First, you must stop at the scene of the accident or as close to the scene as possible without blocking traffic. Only move vehicles from the accident scene if they are a traffic hazard. If this is the case, move them as soon as possible, even before the police arrive. Stay out of the path of oncoming traffic whenever possible. Many secondary collisions occur because the roadway is obstructed.
Second, give any help you can to someone that is obviously injured . Do not attempt to move an injured person from a damaged vehicle unless you have the necessary medical training or there is an immediate danger, such as a fire. Call 9-1-1 as soon as possible.
Third, report the accident to the police as quickly as possible, regardless of whether injury or property damage occurred, and regardless of whether the accident occurred on public or private property. The police officer will determine what report is needed and provide further instructions.
Fourth, exchange information with other people involved in the accident. This includes the name, address, driver's license number, and license plate numbers of all drivers and the names of injured parties and witnesses. Be sure to exchange insurance policy numbers with other vehicle owners and notify your own insurance company immediately. Do not argue or discuss fault with the other driver; save your comments for the officer and your insurance representative.
If an ambulance responds, you are not required to ride to the hospital in the ambulance if you are coherent and able to care for yourself. The paramedic will do a preliminary assessment of your condition and discuss your options. If you decline transport, you should see a doctor at the first opportunity. It is not possible to rule out unseen injuries at the scene.

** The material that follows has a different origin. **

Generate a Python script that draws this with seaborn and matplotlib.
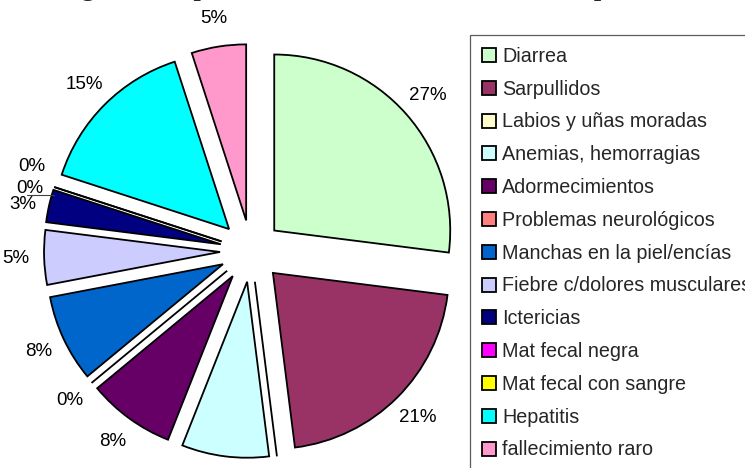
import numpy as np
import matplotlib
matplotlib.use("Agg")
import matplotlib.pyplot as plt
import seaborn as sns

# ── Datos ─────────────────────────────────────────────────
categorias = [
    "Diarrea", "Sarpullidos", "Labios y uñas moradas", "Anemias, hemorragias",
    "Adormecimientos", "Problemas neurológicos", "Manchas en la piel/encías",
    "Fiebre c/dolores musculares", "Ictericias", "Mat fecal negra",
    "Mat fecal con sangre", "Hepatitis", "fallecimiento raro",
]
porcentajes = [27, 21, 0, 8, 8, 0, 8, 5, 3, 0, 0, 15, 5]
colores = [
    "#CCFFCC", "#993366", "#FFFFCC", "#CCFFFF", "#660066", "#FF8080",
    "#0066CC", "#CCCCFF", "#000080", "#FF00FF", "#FFFF00", "#00FFFF", "#FF99CC",
]
titulo = "Figura 3: Tipo de enfermedades narradas en la parte de"

sns.set_theme(style="white")
plt.rcParams["font.family"] = ["Liberation Sans", "DejaVu Sans"]

W, H = 745, 468
R_PX = 176.0           # radio del pastel en píxeles
CX, CY = 251.0, 251.0  # centro (desde arriba a la izquierda)

fig = plt.figure(figsize=(W / 100, H / 100), dpi=100)
ax = fig.add_axes([0, 0, 1, 1])

wedges, textos, pcts = ax.pie(
    porcentajes,
    colors=colores,
    startangle=90,
    counterclock=False,
    explode=[0.176] * len(porcentajes),
    autopct=lambda p: f"{p:.0f}%",
    pctdistance=1.16,
    wedgeprops=dict(edgecolor="black", linewidth=1.3),
    textprops=dict(fontsize=13.5, color="black"),
)

# separar las etiquetas superpuestas (0%, 0%, 3%)
px = 1 / R_PX
def mover(t, dx, dy):
    x, y = t.get_position()
    t.set_position((x + dx * px, y + dy * px))

mover(pcts[9], 4, 12)
mover(pcts[10], 2, -10)
mover(pcts[8], 1, -5)
mover(pcts[3], -6, 4)

# línea guía de la etiqueta desplazada
w = wedges[10]
ang = np.deg2rad(w.theta1)
tip = (w.center[0] + w.r * np.cos(ang), w.center[1] + w.r * np.sin(ang))
lx, ly = pcts[10].get_position()
ax.plot([lx - 2 * px, tip[0]], [ly - 7 * px, ly - 7 * px], color="#404040", lw=0.8)

ax.set_xlim(-CX / R_PX, (W - CX) / R_PX)
ax.set_ylim(-(H - CY) / R_PX, CY / R_PX)
ax.set_aspect("equal")
ax.axis("off")

leg = ax.legend(
    wedges, categorias,
    loc="upper left",
    bbox_to_anchor=(470 / W, 1 - 35 / H),
    bbox_transform=fig.transFigure,
    frameon=True, fancybox=False, edgecolor="#333333",
    borderpad=0.6, borderaxespad=0, labelspacing=0.7,
    handlelength=0.72, handleheight=0.72, handletextpad=0.3,
    prop=dict(size=14.2),
)
leg.get_frame().set_linewidth(0.9)

fig.text(0.5, 1 + 4 / H, titulo, ha="center", va="baseline",
         fontsize=19, fontweight="bold", family=["Liberation Serif", "DejaVu Serif"])

fig.savefig("out.png", dpi=100)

If you have had an accident with an unattended vehicle or property, you must make a reasonable effort to find the property owner at the time of the accident. If no one can be located, leave a note that can be easily found at the scene of the accident. Include your name, address, driver's license number, the date and time of the accident, and an estimate of the damages. You must also report the accident to the police without unnecessary delay.
In addition, if you are the driver of a vehicle involved in an accident resulting in any personal injury, death, or total property damage of 500 dollars or more, you must also file a written accident report form (SR-1) with the Department of Motor Vehicles within 10 days of the accident. Failure to file may result in the loss of your driver's license and vehicle registration.
Report copies can be obtained by visiting the police station or CHP office with which the report was filed.